Submitted to: Cucurbitaceae Proceedings
Publication Type: Proceedings
Publication Acceptance Date: 11/12/2000
Publication Date: N/A
Citation: Interpretive Summary: Genes, the action factors which regulate life in living organisms, are located on chromosomes which are present in every cell of organisms. Genes are positioned on chromosomes in linear arrays such that every gene has a specific location on chromosomes. Much emphasis recently has been placed on determining the location of genes on chromosomes by biotechnologies. As information on their location becomes available, genetic maps are made such that genes can be located on specific chromosomes. We have developed several such maps in cucumber using several different biotechnologies. These maps show the location of different genes but cannot be compared to one another unless they are brought together using maps that show all the relationships found in the separate maps. We designed experiments and used computer analysis to merge the several maps into a unified map. This gives plant geneticists and plant breeders a better understanding of the genetics of cucumber and allows them the potential to create cucumber cultivars with higher yield and better quality more rapidly.

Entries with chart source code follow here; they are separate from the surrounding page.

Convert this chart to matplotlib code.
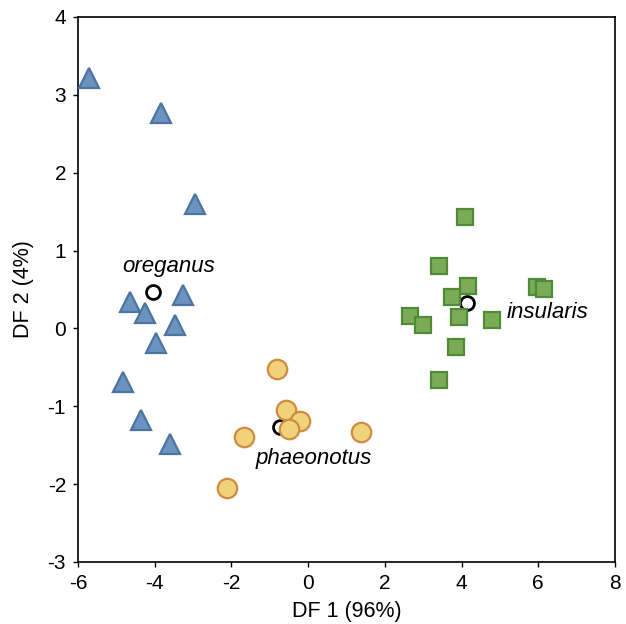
import matplotlib
matplotlib.use("Agg")
import matplotlib.pyplot as plt

plt.rcParams['font.family'] = ['Liberation Sans', 'DejaVu Sans']

# oreganus (triangles)
ore_x = [-5.71, -3.84, -2.95, -4.64, -4.25, -3.26, -3.47, -3.97, -4.83, -4.36, -3.60]
ore_y = [3.22, 2.77, 1.60, 0.34, 0.20, 0.43, 0.04, -0.19, -0.69, -1.18, -1.49]
# phaeonotus (circles)
pha_x = [-0.81, -0.58, -0.21, -0.50, -1.67, 1.38, -2.12]
pha_y = [-0.52, -1.05, -1.19, -1.29, -1.39, -1.33, -2.05]
# insularis (squares)
ins_x = [4.09, 3.41, 4.17, 3.75, 5.97, 6.15, 2.65, 2.99, 3.93, 4.79, 3.85, 3.41]
ins_y = [1.43, 0.80, 0.55, 0.40, 0.53, 0.51, 0.16, 0.04, 0.15, 0.11, -0.24, -0.66]
# group centroids
cen_names = ['oreganus', 'phaeonotus', 'insularis']
cen_x = [-4.04, -0.73, 4.14]
cen_y = [0.47, -1.27, 0.33]
lab_x = [-3.63, 0.15, 6.25]
lab_y = [0.79, -1.67, 0.21]

fig = plt.figure(figsize=(6.26, 6.24), dpi=100)
ax = fig.add_axes([0.1246, 0.0994, 0.8578, 0.8734])

ax.plot(cen_x, cen_y, 'o', ms=10, mfc='white', mec='black', mew=2, zorder=2)
ax.plot(ore_x, ore_y, '^', ms=15, mfc='#6c93c0', mec='#4b74a1', mew=1.6, zorder=3)
ax.plot(pha_x, pha_y, 'o', ms=14, mfc='#f0d27a', mec='#d08a42', mew=1.6, zorder=3)
ax.plot(ins_x, ins_y, 's', ms=11.5, mfc='#7bab57', mec='#4f8a37', mew=1.6, zorder=3)

for name, x, y in zip(cen_names, lab_x, lab_y):
    ax.text(x, y, name, fontsize=16, style='italic', ha='center', va='center')

ax.set_xlim(-6, 8)
ax.set_ylim(-3, 4)
ax.set_xticks(range(-6, 9, 2))
ax.set_yticks(range(-3, 5))
ax.set_xticklabels(['-6', '-4', '-2', '0', '2', '4', '6', '8'])
ax.set_yticklabels(['-3', '-2', '-1', '0', '1', '2', '3', '4'])
ax.tick_params(direction='out', length=3.6, width=1, labelsize=15, pad=5)
for s in ax.spines.values():
    s.set_linewidth(1.2)
ax.set_xlabel('DF 1 (96%)', fontsize=15.5, labelpad=6)
ax.set_ylabel('DF 2 (4%)', fontsize=15.5, labelpad=10)

fig.savefig('out.png', dpi=100)
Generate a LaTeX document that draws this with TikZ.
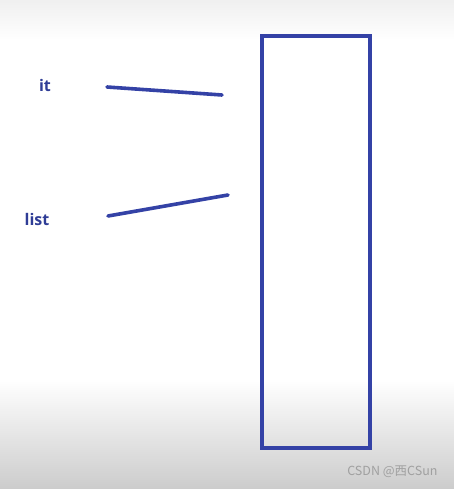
\documentclass[tikz,border=0pt]{standalone}
\usepackage{fontspec}
\setmainfont{Open Sans}
\newfontfamily\cjk{Noto Sans CJK SC}
\usepackage{tikz}
\usetikzlibrary{positioning}
\definecolor{penblue}{HTML}{3442A6}
\definecolor{inkblue}{HTML}{2F3D96}
\definecolor{markgray}{HTML}{A0A0A0}
\newcommand{\LB}[1]{\textcolor{inkblue}{\textbf{#1}}}

\begin{document}
\begin{tikzpicture}[x=1pt, y=-1pt,
    pen/.style={draw=penblue, line width=3.6pt, line cap=round},
    box/.style={draw=penblue, line width=4pt}]

  %% page and background
  \useasboundingbox (0,0) rectangle (454,489);
  \fill[white] (0,0) rectangle (454,489);
  \shade[top color=black!6, bottom color=white] (0,0) rectangle (454,40);
  \shade[top color=white, bottom color=black!20] (0,380) rectangle (454,489);

  %% labels
  \node (it) at (45,86) {\fontsize{16}{18}\selectfont\LB{it}};
  \node (list) at (37,219) {\fontsize{16}{18}\selectfont\LB{list}};

  %% the block
  \draw[box] (262,36) rectangle (370,448);

  %% pointers
  \coordinate (itA) at (107,87);
  \coordinate (itB) at (222,95);
  \coordinate (listA) at (108,216);
  \coordinate (listB) at (228,195);
  \draw[pen] (itA) -- (itB); % it
  \draw[pen] (listA) -- (listB); % list

  %% watermark
  \node[text=markgray, anchor=east] (mark) at (441,472)
    {\fontsize{12.5}{14}\selectfont\cjk CSDN @西CSun};
\end{tikzpicture}
\end{document}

Technical Abstract: Linkage maps in cucumber (Cucumis sativus var. sativus L.) have been constructed using morphological traits, isozymes, restriction fragment length polymorphisms (RFLPs), and random amplified polymorphic DNAs (RAPDs). The lack of polymorphism in cucumber has led to the construction of relatively unsaturated maps (13 to 80 points). We have used the computer programs MapMaker v.1.0 and JoinMap v.1.0 to construct and join the map of Fanourakis and Simon (1987), Knerr and Staub (1992), Kennard et al. (1994), and Meglic and Staub (1996). These map-merging experiments produced a 134-point narrow-based map consisting of morphological traits, disease resistance loci, isozymes, RFLPs, and RAPDs spanning 431 cM having a mean interval distance of 3.2 cM. A second map was constructed using data from two relatively wide crosses in cucumber; GY-14 (C.s.) x PI 183967 (C. sativus var.hardwickii) (Kennard et al., 1994) and H-19 (C.s.) x G421 (C.s.) (Serquen et al. 1996) produced a 147-point wide based merged map spanning 458 cM where the mean marker interval was 3.1 cM. In some cases, single and flanking marker-trait relationships were relatively close (1 to 3 cM) in both consensus maps [e.g., downy mildew resistance (dm) and scab resistance (Ccu)]. These maps represent the "best fit" of the data used, but difficulties were encountered when manipulating large data sets having missing values. Moreover, the two maps could not be merged because of a paucity of common anchor points.